I got going again trying to figure out if I could shift gears and steer ok, and headed to Markham Park.  I hit the halfway mark and stopped to fuel again. That is when I realized that I must have lost my hammer flask in my crash!  Nooooooo!!!!!  Now I had no fuel and I lost the flask I need on race day.  Dang again.  Nothing to do at this point but head back home.  I was a little bit off my game on the way back home.  I had issues with turns, definitely had issues at intersections and really had problems steering.  I started to realize it was not the smartest thing to have continued on.  My right hand started to hurt, but I thought it might be the weird position it was in due to the handlebars being out of whack.   At this point, I just wanted to get home.

That’s when the rain started.  I almost started to feel sorry for myself, and then I realized that the rain felt great.  It cooled me down, it slowed me down and it just felt nice.  I thought about how terrified I always am of crashing my bike.  I’ve always heard that it’s not “if” but “when.  Every cyclist goes through it at some point, or so I am told.  I started to feel good about it to a certain extent.  I survived my worst crash so far, and got back up and on the bike.  I was proud that I kept going.

I got home and had to decide if I was going to go for the run or not.  I wanted to at least transition and then I decided to get out and run a bit to see how I felt.  I got about a half mile and decided that one mile would be enough for the day.  It would get the blood moving like on race day, but I knew there was no way I was running 6 miles.  I could feel my stride change because of the hip pain and I knew that continuing too far could mean a worse injury so I headed back to the house for a shower.

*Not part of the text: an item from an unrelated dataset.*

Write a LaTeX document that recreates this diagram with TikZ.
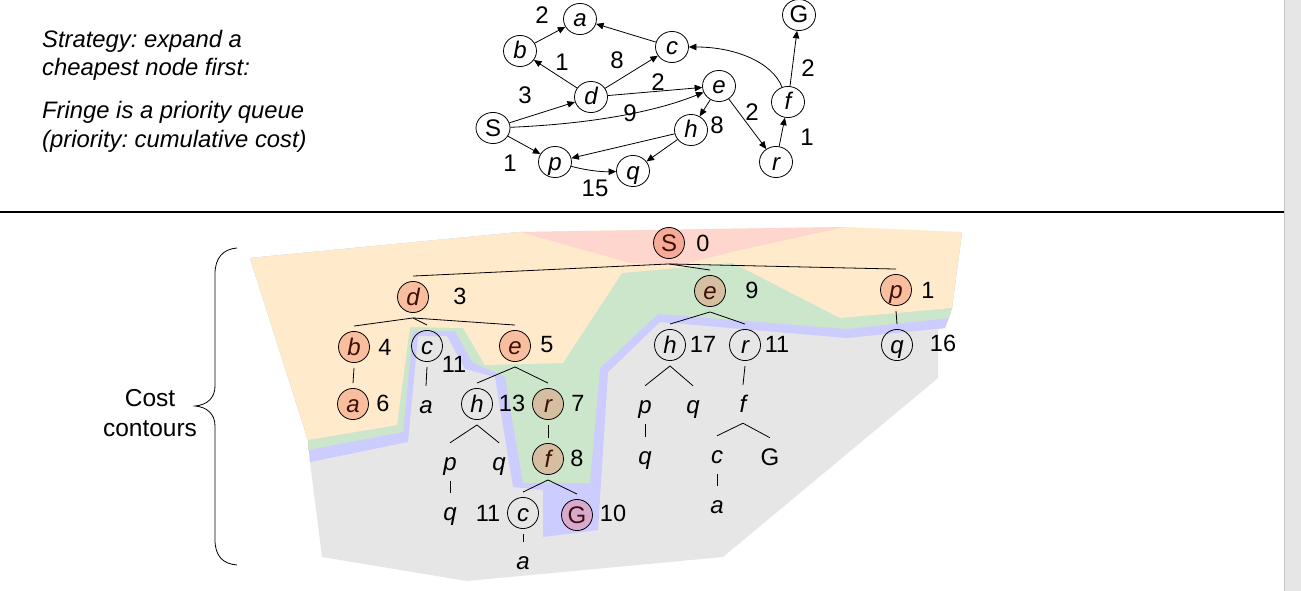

I guess I was still experiencing some adrenaline from the ride, run and the crash because as soon as I got relaxed, everything started to hurt way worse than it had before.  I felt like I’d been hit by the car,  My entire right side was in pain.  The worst of it was my hand when I would move my fingers, and knee and back.  I decided it would be a good idea to go to the walk in center because my hand was swelling and really felt like the worst of the aches.  The doc checked me out and did some x-rays.  I have road rash and bruising on my right side, and a bad sprain or possible hairline fracture in my wrist.  I have a brace on my hand and was told not to use it for three days.  I decided to take Thursday and Friday off work and training and just rest up.  Can’t use my hand anyway and I knew the pain would be worse day 2.

Sure enough, I was right about the pain.  Now that a few days have gone by, I am healing up nicely and I don’t think I have a fracture, but it took about three days for the swelling to go down.  The bruising is now turning that lovely shade of purple and yellow, which is also a good sign.

The day hadn’t gone as planned, but the bike has been fixed and I am on the mend.  I even did a 5k Sunday and while I was in a little pain, made good time.  I have two weeks until the triathlon and I only got one swim in last week, which stinks, but I did learn a few things from this mishap.  I learned that I really need to buy another hammer flask so that if I lose one I have I don’t want to cry.  (Order placed!)  I knew, but feel like I re-learned that injuries hurt a lot more after the adrenaline wears off!   I learned that some bike parts are meant to bend so that they absorb impact.  I learned that my fear can be lessened a little by experiencing some of the things I am afraid of, though I wouldn’t recommend an incident like today for that purpose.   Most importantly  I crashed pretty hard, but I learned that I can get up and moved forward, even on race day……. At least until the adrenaline wears off!